Stay because this is your team and you do love them. How would you like looking up to somebody cutting you loose in equivalent circumstances? And if you ditched in the actual sense, who would you seriously take up with? Tasmania? Stay because the good is so good – we beat a WAFL team by over 100 last week, and I’ll bet you weren’t there in-person to give thanks and praise. There’s plenty of talent on the park and the current malaise pertains to confidence. Your leaving so visibly, with winter closing-in, a miserable rain falling on the other side of the stadium roof, does nothing to boost the mood, flick the funk.

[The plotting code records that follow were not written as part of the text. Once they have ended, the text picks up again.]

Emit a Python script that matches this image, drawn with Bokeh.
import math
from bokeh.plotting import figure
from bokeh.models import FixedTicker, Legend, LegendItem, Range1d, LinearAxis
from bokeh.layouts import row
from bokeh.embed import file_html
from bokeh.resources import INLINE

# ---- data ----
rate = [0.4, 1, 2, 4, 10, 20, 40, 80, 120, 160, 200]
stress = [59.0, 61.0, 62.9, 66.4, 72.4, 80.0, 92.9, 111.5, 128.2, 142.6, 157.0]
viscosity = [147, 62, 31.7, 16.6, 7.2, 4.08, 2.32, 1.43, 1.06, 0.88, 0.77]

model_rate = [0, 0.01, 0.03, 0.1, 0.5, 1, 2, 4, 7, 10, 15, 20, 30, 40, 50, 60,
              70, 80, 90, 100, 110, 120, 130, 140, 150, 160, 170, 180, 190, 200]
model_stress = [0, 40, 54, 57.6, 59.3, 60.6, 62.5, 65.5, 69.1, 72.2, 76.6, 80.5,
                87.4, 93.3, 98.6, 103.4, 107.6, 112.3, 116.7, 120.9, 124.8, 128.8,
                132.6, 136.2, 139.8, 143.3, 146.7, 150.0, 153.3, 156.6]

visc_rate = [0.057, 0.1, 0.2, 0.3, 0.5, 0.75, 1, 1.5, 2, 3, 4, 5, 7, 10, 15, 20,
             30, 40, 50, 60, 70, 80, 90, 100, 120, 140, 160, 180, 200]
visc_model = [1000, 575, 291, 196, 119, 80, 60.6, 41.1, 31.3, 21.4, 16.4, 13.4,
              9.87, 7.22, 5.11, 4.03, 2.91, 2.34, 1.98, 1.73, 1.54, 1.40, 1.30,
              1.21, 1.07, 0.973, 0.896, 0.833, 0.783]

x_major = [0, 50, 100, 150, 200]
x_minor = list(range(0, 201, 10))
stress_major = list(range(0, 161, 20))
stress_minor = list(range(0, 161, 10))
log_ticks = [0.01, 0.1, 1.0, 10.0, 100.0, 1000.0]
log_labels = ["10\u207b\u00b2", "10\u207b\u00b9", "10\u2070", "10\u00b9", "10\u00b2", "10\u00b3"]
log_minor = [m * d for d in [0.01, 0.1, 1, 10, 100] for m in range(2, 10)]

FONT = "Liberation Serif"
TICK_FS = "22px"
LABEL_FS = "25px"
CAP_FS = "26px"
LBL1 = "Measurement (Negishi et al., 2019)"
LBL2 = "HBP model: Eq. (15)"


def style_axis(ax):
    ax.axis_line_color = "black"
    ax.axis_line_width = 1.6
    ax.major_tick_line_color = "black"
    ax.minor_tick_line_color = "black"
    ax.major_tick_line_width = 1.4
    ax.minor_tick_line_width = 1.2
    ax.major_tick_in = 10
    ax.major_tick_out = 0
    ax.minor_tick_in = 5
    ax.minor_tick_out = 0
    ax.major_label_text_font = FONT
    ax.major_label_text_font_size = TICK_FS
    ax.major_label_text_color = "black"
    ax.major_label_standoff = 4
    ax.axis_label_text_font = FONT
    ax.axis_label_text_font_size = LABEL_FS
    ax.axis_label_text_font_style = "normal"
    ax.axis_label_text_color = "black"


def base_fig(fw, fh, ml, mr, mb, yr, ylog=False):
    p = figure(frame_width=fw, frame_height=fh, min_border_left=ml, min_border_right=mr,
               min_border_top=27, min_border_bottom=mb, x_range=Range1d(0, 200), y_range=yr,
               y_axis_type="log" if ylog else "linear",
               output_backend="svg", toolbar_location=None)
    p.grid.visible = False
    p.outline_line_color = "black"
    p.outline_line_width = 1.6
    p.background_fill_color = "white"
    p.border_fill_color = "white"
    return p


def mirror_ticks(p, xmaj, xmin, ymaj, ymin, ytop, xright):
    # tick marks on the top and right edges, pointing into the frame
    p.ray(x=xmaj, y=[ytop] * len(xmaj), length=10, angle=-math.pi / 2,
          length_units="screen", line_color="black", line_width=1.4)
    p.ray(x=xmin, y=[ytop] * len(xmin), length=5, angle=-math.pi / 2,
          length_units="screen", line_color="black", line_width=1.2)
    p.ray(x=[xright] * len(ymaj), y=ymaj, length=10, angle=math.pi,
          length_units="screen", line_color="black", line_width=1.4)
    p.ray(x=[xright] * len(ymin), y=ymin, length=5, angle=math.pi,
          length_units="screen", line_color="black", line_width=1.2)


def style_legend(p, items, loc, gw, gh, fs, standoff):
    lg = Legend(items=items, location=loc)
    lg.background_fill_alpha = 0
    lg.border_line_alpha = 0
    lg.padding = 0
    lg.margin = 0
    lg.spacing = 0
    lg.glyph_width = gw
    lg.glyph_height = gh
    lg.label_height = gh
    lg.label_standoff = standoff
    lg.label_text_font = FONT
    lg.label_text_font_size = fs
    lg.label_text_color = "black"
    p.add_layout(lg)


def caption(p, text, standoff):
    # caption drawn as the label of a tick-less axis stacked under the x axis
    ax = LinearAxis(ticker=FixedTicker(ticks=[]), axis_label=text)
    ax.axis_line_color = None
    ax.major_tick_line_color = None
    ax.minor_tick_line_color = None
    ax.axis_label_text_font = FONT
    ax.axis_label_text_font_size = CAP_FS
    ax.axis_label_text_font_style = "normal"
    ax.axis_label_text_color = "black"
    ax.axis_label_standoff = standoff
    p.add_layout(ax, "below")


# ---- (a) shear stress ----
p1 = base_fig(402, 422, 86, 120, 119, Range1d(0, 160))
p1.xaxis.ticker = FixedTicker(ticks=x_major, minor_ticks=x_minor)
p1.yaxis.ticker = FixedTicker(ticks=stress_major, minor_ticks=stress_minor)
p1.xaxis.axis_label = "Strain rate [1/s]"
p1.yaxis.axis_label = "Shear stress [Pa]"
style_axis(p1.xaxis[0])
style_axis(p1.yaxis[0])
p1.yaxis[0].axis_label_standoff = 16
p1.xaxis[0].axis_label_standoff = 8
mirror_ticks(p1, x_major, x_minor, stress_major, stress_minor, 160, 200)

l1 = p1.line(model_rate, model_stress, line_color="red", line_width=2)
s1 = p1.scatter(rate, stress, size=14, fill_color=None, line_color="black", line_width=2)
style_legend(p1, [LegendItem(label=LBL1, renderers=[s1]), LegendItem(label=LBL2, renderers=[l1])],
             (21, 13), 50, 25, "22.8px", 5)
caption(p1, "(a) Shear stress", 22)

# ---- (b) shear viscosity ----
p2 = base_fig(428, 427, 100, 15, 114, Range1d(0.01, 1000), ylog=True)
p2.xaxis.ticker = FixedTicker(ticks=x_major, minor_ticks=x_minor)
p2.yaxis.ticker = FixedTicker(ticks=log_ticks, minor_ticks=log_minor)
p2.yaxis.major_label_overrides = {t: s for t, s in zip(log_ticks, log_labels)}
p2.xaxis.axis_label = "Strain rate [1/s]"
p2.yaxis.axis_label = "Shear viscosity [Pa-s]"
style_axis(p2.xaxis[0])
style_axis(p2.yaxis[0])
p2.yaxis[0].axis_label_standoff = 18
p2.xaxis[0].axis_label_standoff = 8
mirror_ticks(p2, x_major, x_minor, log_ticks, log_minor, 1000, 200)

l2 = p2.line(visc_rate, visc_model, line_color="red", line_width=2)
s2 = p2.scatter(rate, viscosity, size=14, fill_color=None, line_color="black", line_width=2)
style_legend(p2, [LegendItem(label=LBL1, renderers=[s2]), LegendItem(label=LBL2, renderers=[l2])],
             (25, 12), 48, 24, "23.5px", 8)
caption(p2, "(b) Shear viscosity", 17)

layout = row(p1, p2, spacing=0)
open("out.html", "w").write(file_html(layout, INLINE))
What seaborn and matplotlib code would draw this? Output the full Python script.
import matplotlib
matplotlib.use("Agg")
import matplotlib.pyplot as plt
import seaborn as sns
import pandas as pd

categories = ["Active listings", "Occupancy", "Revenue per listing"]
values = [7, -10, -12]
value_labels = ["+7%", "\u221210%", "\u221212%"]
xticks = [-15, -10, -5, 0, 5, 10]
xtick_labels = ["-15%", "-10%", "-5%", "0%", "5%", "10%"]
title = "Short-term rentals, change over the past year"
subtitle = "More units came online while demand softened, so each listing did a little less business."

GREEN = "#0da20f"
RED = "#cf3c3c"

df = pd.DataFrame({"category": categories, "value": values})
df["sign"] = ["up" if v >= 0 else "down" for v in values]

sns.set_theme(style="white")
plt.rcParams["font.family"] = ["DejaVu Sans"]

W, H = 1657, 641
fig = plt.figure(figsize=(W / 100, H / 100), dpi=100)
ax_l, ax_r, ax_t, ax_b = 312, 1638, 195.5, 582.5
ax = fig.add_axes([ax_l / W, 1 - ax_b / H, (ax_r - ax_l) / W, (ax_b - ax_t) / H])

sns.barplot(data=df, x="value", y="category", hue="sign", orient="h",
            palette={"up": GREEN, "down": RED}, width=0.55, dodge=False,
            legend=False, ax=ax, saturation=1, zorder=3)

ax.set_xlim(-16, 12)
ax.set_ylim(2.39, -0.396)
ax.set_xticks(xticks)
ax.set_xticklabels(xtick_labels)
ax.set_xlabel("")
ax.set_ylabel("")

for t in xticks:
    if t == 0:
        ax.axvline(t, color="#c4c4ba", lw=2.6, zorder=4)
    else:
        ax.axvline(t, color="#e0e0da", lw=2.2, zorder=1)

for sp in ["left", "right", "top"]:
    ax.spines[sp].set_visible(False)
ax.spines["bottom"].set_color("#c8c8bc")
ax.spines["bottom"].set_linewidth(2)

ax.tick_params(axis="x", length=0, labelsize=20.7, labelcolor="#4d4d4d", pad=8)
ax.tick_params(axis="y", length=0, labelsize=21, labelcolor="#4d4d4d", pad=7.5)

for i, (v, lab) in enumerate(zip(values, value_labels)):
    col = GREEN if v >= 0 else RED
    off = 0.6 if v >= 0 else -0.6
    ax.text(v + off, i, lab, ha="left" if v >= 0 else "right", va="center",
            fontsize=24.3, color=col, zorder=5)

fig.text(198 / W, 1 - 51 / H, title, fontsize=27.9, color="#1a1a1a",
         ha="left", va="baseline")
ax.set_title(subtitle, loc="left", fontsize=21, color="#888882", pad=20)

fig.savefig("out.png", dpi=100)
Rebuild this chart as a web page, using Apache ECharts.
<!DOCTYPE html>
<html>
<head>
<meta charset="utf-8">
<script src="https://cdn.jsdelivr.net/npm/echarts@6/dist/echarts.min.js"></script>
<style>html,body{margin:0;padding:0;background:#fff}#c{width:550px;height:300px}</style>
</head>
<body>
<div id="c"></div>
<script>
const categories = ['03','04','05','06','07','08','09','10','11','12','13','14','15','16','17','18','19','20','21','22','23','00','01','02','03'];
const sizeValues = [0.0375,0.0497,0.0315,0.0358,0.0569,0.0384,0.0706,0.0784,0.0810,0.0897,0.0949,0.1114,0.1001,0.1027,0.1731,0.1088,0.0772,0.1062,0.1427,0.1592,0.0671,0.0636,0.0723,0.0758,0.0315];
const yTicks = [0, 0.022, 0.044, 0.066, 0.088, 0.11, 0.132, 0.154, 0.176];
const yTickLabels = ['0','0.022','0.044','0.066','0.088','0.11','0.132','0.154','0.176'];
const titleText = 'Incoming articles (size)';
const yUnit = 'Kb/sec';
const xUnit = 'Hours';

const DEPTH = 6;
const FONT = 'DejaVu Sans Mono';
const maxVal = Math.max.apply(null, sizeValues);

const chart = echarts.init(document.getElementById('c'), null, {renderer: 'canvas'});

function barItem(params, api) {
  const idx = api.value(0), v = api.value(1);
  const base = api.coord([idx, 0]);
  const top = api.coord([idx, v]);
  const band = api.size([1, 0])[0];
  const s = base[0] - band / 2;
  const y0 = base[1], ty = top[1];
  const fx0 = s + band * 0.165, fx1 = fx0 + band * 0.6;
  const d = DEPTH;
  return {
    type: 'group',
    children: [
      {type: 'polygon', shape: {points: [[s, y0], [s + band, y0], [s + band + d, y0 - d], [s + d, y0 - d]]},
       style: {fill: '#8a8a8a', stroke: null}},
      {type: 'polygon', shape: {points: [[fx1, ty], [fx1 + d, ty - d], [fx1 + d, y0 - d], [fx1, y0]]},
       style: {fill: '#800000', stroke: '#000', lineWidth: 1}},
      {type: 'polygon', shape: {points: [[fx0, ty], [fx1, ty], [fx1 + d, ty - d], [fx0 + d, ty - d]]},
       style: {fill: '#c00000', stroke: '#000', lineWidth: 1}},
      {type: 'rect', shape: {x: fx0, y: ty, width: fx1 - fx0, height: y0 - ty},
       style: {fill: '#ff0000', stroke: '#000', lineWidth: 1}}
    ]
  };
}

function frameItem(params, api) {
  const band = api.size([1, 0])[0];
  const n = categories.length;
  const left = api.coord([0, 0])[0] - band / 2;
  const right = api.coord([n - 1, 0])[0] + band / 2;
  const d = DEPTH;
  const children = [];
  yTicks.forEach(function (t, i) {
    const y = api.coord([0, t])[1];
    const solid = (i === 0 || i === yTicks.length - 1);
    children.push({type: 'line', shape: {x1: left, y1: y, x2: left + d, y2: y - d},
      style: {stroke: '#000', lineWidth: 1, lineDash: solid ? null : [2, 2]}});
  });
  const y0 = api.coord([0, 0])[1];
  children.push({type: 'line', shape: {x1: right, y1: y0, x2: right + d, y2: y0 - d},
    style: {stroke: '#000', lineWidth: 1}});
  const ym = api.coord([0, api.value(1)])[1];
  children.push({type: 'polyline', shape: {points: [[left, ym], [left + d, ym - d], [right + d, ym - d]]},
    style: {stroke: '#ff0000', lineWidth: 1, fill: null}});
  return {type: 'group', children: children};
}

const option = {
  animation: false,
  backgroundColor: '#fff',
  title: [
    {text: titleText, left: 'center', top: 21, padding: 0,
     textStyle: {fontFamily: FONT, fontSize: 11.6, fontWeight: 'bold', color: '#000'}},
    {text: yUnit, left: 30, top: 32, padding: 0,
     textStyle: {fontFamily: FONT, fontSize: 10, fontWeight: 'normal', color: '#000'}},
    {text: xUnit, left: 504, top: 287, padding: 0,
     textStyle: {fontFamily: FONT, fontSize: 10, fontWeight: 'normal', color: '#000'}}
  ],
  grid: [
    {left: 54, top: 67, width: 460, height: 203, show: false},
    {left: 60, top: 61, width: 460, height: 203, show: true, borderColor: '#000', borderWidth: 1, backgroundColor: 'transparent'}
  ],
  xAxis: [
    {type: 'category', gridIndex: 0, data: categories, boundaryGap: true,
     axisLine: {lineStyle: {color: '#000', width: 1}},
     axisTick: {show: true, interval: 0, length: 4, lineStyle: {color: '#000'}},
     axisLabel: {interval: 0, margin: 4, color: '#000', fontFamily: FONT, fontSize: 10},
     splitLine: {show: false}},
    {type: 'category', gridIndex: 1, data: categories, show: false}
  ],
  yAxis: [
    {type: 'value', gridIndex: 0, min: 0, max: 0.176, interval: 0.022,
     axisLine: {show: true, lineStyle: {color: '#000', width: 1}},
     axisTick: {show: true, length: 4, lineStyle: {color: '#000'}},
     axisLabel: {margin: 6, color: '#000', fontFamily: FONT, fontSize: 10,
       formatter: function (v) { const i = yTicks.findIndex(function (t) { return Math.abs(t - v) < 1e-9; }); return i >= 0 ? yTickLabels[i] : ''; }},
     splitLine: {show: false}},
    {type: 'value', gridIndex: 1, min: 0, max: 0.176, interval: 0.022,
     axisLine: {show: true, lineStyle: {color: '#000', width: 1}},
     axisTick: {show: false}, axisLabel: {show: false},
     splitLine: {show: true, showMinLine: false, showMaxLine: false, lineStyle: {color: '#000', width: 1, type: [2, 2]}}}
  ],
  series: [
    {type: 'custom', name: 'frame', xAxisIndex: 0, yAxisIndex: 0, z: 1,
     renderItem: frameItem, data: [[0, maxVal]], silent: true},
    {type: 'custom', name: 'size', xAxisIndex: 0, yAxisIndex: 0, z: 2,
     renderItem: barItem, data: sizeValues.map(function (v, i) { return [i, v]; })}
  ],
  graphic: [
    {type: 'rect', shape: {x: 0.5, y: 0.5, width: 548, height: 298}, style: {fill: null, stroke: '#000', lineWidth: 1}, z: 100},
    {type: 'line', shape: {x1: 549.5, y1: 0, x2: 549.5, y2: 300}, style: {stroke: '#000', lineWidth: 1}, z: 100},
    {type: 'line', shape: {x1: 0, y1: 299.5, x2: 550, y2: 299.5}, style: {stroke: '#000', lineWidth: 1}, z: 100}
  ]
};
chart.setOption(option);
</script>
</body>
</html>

Stay while we’re going for broke. The margin’s four goals and there’s twice as many minutes left – therefore even somebody half as blithely optimistic as Leigh Matthews would say we’re a chance. Oh, the satisfaction of being at a win the other side never saw coming – it’s not the greatest comeback of all time until the fat lady sings and is disproved! With our temperamentally brutal midfield, dynamo smalls, swinging defenders, there is room to imagine us scoring 5 goals in four minutes, two minutes, one. And it’s Brisbane – couldn’t the lights imminently go bust and turn everything on its head?

 

Stay because even though the win’s a forlorn hope, the season, as yet, isn’t. Stay because your membership might entitle you to a seat for finals, but if you abandon ship during storms such as this, your behaviour doesn’t. You wouldn’t even have a right to consider queuing for a photo with the cup when we’re in the promised land, when our butterfly’s emerged. You’re to sit through the closing stages – again, not responding to taunts. You’re to enjoy the frenetic ball movement, Kennedy’s tardy bomb, Ollie Hollands’ first running goal, occasionally checking how long is left on your phone, and when the siren does eventually blare, and the appropriated French anthem along with it, you’re to pack up your things and get the hell out of there.